Achterbahnfahrt der Gefühle zwischen Ziegenscheiße und Babyziegen

Hier auf der Farm ist irgendwie alles ganz anders als im März. Natürlich sieht alles auch ganz anders aus und wir sehen erst jetzt so einiges auf dem großen Grundstück, was der Schnee vor drei Monaten noch verborgen hat. Alle Ziegen sind viel aktiver, nutzen ihre ganze Auslauffläche und lieben es, wenn wir sie raus auf die Wiese lassen, um zu grasen. Die andere Jahreszeit bringt definitiv auch mehr Arbeit und andere Arbeit mit sich.
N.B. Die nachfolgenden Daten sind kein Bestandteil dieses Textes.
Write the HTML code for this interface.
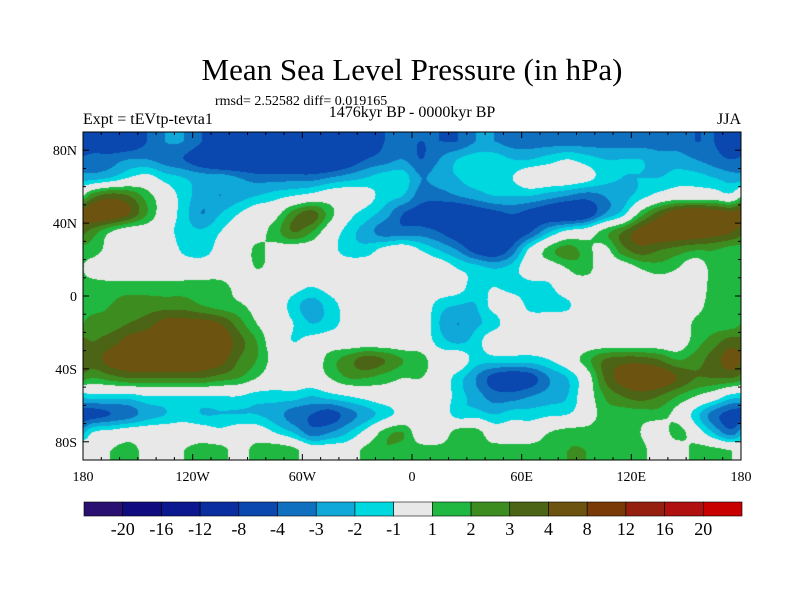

Haben wir uns im März vor allem um die Heu- und Wasserversorgung der Tiere kümmert, geht es jetzt auch viel um neue Ställe, Gehege und Zäune bauen oder alte reparieren und verbessern. Daher haben Karen und Chance im Sommer auch wesentlich mehr Workawayer auf der Farm, da es einfach mehr zu tun gibt und aber auch mehr Unterbringungsmöglichkeiten. Kurz bevor wir ankommen, waren sogar insgesamt 13 Workawayer da, viele von ihnen mit ihren eigenen Wohnmobilen, die aber mittlerweile alle abgereist sind. Ein paar Tage vor uns ist Leah angereist, sie ist 20 Jahre alt, kommt aus Saskatchewan, hat die letzten Jahre aber in Calgary gelebt und hat vor den ganzen Sommer also bis Ende August auf der Farm zu bleiben. Am nächsten Tag reist das französische Pärchen Gwen und Xavier an. Sie sind Mitte 20, haben das letzte Jahr in Québec verbracht, sind auf der Suche nach einem eigenen Auto und wollen auch bis Ende August bleiben. Na solange werden wir wohl nicht bleiben, oder doch?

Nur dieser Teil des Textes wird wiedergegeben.